6 reasons employees love long weekends


6 reasons employees love long weekends

The Fourth of July is just around the corner and will no doubt be a welcome reprieve for your employees. There are many reasons why this particular holiday is such a big one each year, but just about any excuse for a long weekend is likely to be something your employees are looking forward to.

But from a manager's perspective, there's more to a long weekend than than just the day off — it can be a game-changer for your company. Read on to learn why:

1) It's not only an extra day off, it's a shorter work week

Everyone loves to have an extra day off from work, but logistically, it also makes the work week before or after the day off eight hours shorter, according to Career Minds.
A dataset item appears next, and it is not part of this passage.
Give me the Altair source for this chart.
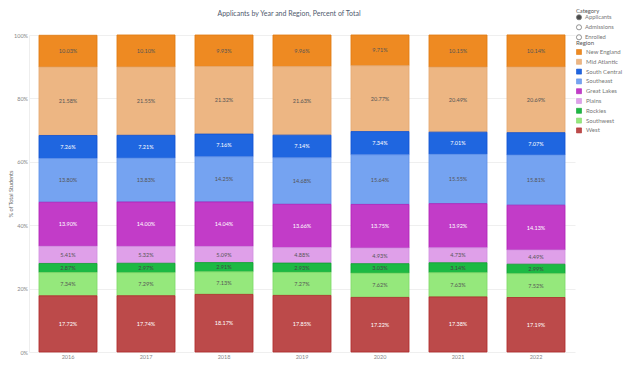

That provides a bit more of a mental vacation, as well, because there's just one fewer day where they have to worry about the normal stresses of work.

2) They don't have to come back to a mountain of emails

For many companies, you may experience situations where employees like taking a vacation, but also somewhat dread it, Career Minds noted. That's because they may feel like they have to work harder before they leave, and then return to a ton of work that went unattended in their absence. That usually won't be the case with a long weekend because almost everyone in your company — and everyone with whom your company does business — is also getting that one day off.

3) It gives everyone the chance to catch up on rest and relaxation

Employee burnout is a real problem for companies of all shapes and sizes but having that one extra day off takes the edge off an otherwise trying work schedule, according to CNN. Whether your workers use the day off to sleep in, have fun with friends and family or just "veg out" on the couch, it's likely to be a great mental reset for most.

4) It boosts team morale

Because long weekends can provide a mental and physical reprieve, everyone is likely to be in a better mood after (and sometimes, even before) the day off, CNN added. That kind of collective good mood, in turn, helps avoid interpersonal clashes and makes for a better working environment.

5) Everyone becomes more productive

Likewise, it has been shown that happier workplaces where burnout is less of an issue also tend to be more productive, according to Gowan Consulting. As such, your company should view the long weekend not as a day of lost productivity, but rather as a small time investment that pays for itself several times over in the days or weeks following the day off.

6) A little strategizing allows them to hit the ground running afterward

Finally, with all of the above in mind, it will be helpful to set expectations among workers and managers alike as to how the Independence Day long weekend (or any other) will work, Gowan Consulting said. Will anyone be required to check their email on the day off? What's the plan for when you all come back? The more you can do to clearly define the process, the better off everyone will be upon their return.